Publicado no Jornal da Tarde, 25/06/2003.
Reações às reformas
Normalmente, reformas sociais provocam fortes reações. É sempre assim, e em todos os países. No Brasil, o Presidente Fernando Henrique Cardoso teve de recuar, logo no início do seu primeiro mandato, ao ver o país alvoroçado contra a reforma da previdência social.
O Presidente Lula está enfrentando o mesmo problema embora com menor virulência pois conta com o apoio de grande parte dos partidos que, no passado, tentaram reformar a Previdência Social sem sucesso.
Mesmo assim as reações das últimas semanas revelam uma escalada crescente. Os principais reacionários são os servidores públicos, inclusive magistrados, uma vez que a reforma proposta focaliza com maior ênfase o regime do funcionalismo.

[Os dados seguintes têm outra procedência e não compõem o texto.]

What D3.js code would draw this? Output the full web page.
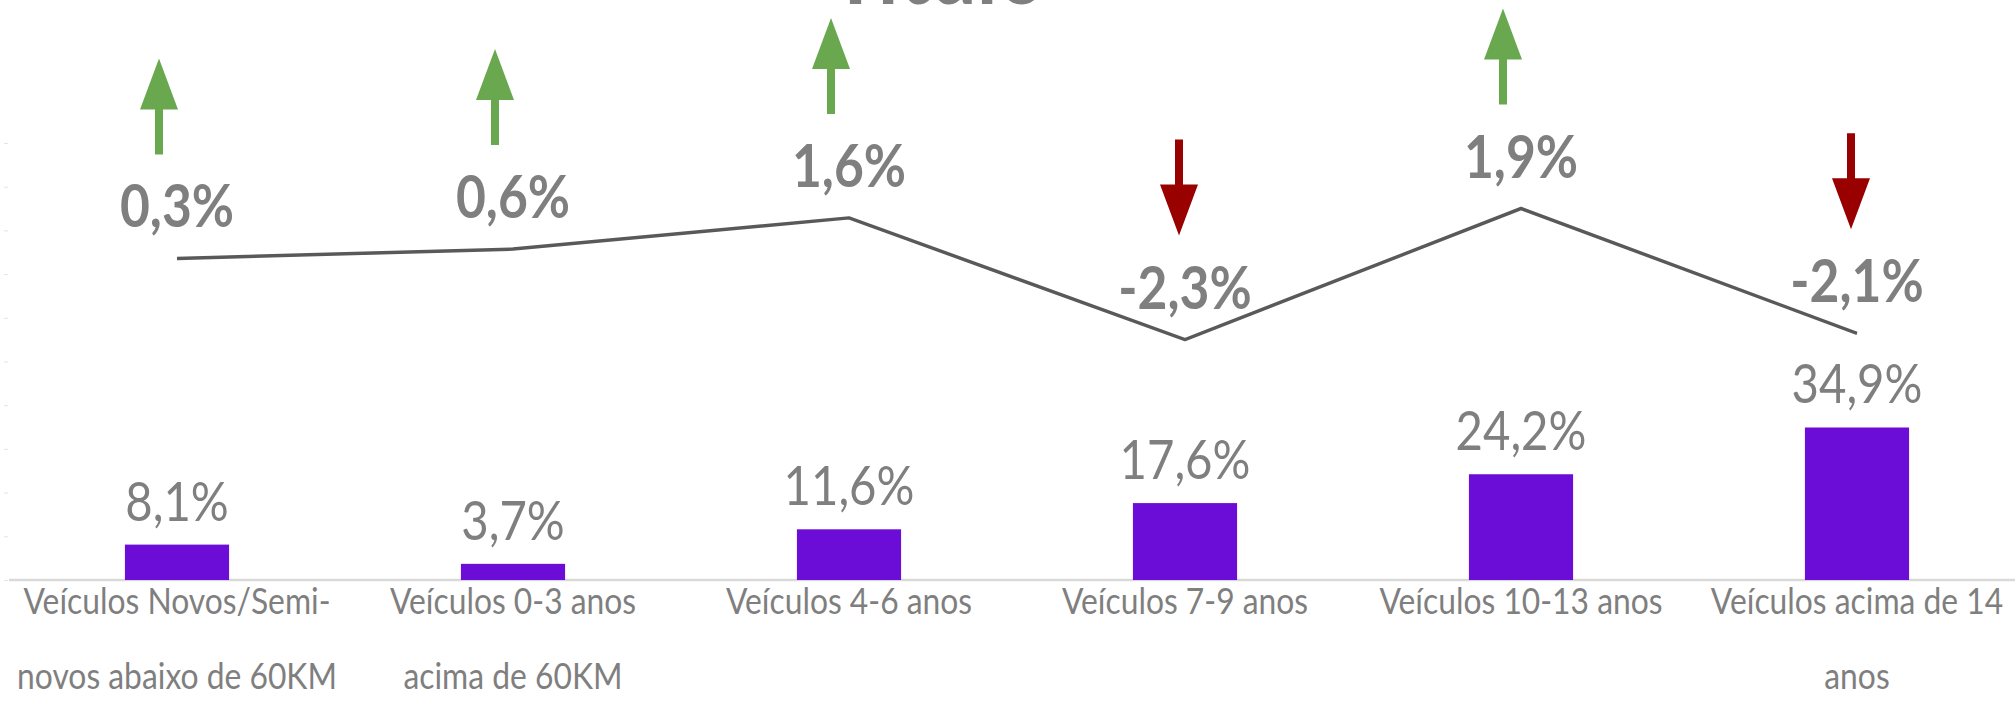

Como explicar essa reação? Será que os servidores não estão convencidos da insustentabilidade do regime atual? Os motivos da reação se ligam a interesse próprio ou a uma falta de confiança na reforma proposta? Os reacionários representam uma grande maioria ou uma poderosa minoria?
É bem provável que, no meio da gritaria geral, haja um pouco de tudo. Muitos não acreditam na falência do regime. Outros não acreditam na reforma. Há os que lutam para manter benefícios consagrados. Ao lado deles, estão minorias poderosas que, no desespero, chegam a ameaçar os reformistas que dependem de seus serviços. Esse é o caso dos juizes, promotores públicos e fiscais.
Para captar as várias dimensões das reações nas pesquisas de opinião pública, é muito importante evitar perguntas diretas do tipo: "Você acha que o sistema atual é sustentável? Você considera a reforma imprescindível? Você concorda que alguma coisa precisa ser feita"?
Perguntas como essas dão respostas óbvias, negativas e inúteis. A metodologia mais adequada recomenda a elaboração de alternativas de respostas como, por exemplo, "você está disposto a fazer um sacrifício agora para garantir a sua aposentadoria no tempo certo ou prefere deixar tudo como está e ficar sem ela daqui há 5 anos"?
Um estudo interessante com esse tipo de perguntas foi feito em quatro países da Europa que enfrentam a mesma resistência em face da reforma previdenciária (Tito Boeri e outros, "Pension reforms and the opinions of European citizens", American Economic Association Papers, vol. 92, no. 2, maio de 2002).
Os resultados obtidos na França, Alemanha, Itália e Espanha foram muito parecidos e é bem provável que o mesmo ocorreria no Brasil.
Uma pequena parcela das pessoas entrevistadas acredita na força da reforma proposta. A maioria acha que, mais cedo ou mais tarde, outras reformas serão necessárias, inclusive em áreas distintas da Previdência Social. Isso indica uma falta de clareza na mente das pessoas ou na explicação apresentada pelos reformistas. Acredito que uma parte da reação brasileira se baseie nesse fato. Apesar de todos os esforços, as explicações da reforma não chegaram no âmago da questão.
O interesse próprio não pode ser subestimado. Dentre as pessoas que reconhecem a insustentabilidade do sistema atual, apenas 20% dos entrevistados daqueles quatro países mostraram uma atitude altruística. Oitenta por cento não aceitam nenhum tipo de reforma a despeito de saber que correm o risco de ficarem sem aposentadorias no final de suas vidas. No Brasil não deve ser diferente mas essa porcentagem tenderia a baixar na medida em que as pessoas se convencessem da capacidade resolutiva da reforma - o que depende, em grande parte, de uma boa explicação.
Dentro de inúmeras respostas homogêneas, surgiram diferenças interessantes entre os países pesquisados. Por exemplo, a maioria dos italianos prefere manter o valor dos benefícios mesmo que seja para trabalhar por mais tempo - aposentadoria postergada. A maioria dos alemães aceita uma redução de benefícios mas não admite postergar a aposentadoria.
A reação das pessoas varia também de acordo com a idade dos entrevistados. Os mais jovens toleram reformas mais ousadas; os mais velhos reagem com muita força. Por isso, muitos países programam as reformas para entrar em vigor depois de 10 ou 15 anos de aprovadas. O Brasil perdeu essa chance desde os anos 70 quando se detectou a insolvência do sistema atual.
A reforma da previdência social será necessariamente desgastante do ponto de vista político como, de resto, acontece com todas as reformas sociais. Mas ela é necessária pois, do contrário, o desgaste será maior ainda. Afinal, um colapso da seguridade social colocaria em risco a ordem social e o próprio regime democrático. Por isso, o desgaste do presente será compensado, seguramente, com a credibilidade do futuro. Isso não exime o governo atual de explicar com mais didatismo o que vai ser feito e as suas chances de sucesso.